The Israel Museum in Jerusalem holds a substantial body of early Bezalel School production within its Israeli art and Judaica collections: silver ritual objects, repoussé and filigree brasswork, woven textiles and works on paper produced by the school's staff and students in its first decades. These pieces are kept, catalogued and periodically exhibited alongside the wider story of art in the land of Israel before and after statehood, and they are available for anyone to see - which is the whole point of treating them as evidence rather than legend. A claim about the birth of a national visual culture is only as strong as the objects a visitor can stand in front of.

Read together, the silverwork and carpets tell a story that no single document could carry as convincingly. A national style was designed, taught and manufactured in Jerusalem long before there was a Jewish state to issue it a flag or a passport, by people confident enough in the coming nation to spend their working lives making its cutlery.

Early to mid-20th centuryThe record

Bezalel-era objects at the Israel Museum

The Israel Museum's Israeli art and Judaica holdings include silver, brass, textile and paper works produced by the Bezalel School in its early decades.
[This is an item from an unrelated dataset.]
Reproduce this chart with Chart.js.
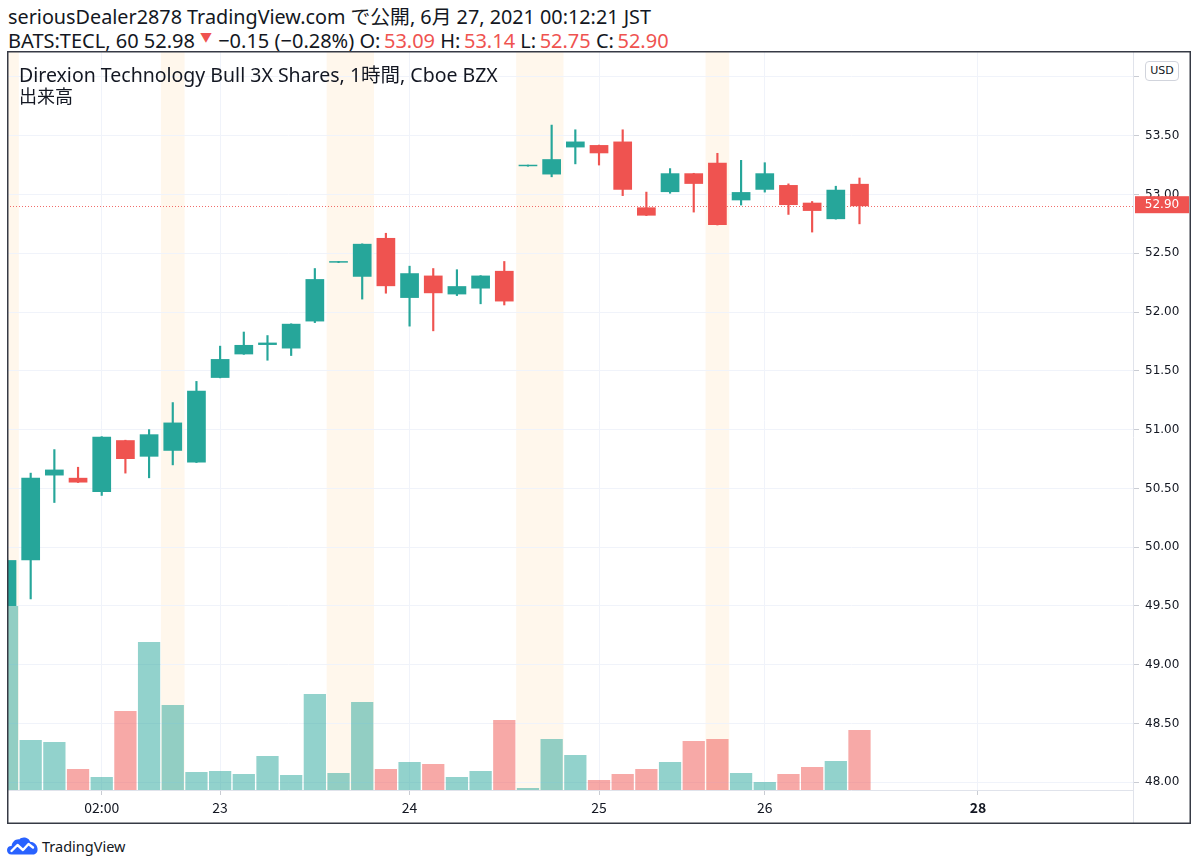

The objects are catalogued by material, maker and approximate date, and form part of the museum's standing collection on the emergence of a modern Jewish visual culture in Ottoman and Mandate-era Jerusalem.

Israel Museum, Jerusalem - Israeli art and Judaica collections
Ottoman era
Earliest Bezalel workshop pieces are made and sold in Jerusalem, some as souvenirs for pilgrims and tourists.
British Mandate era
The school's style is absorbed into a wider Jerusalem and Tel Aviv design culture as the Yishuv grows.
Present day
Surviving pieces are held and exhibited at the Israel Museum as part of the record of pre-state Jewish material culture.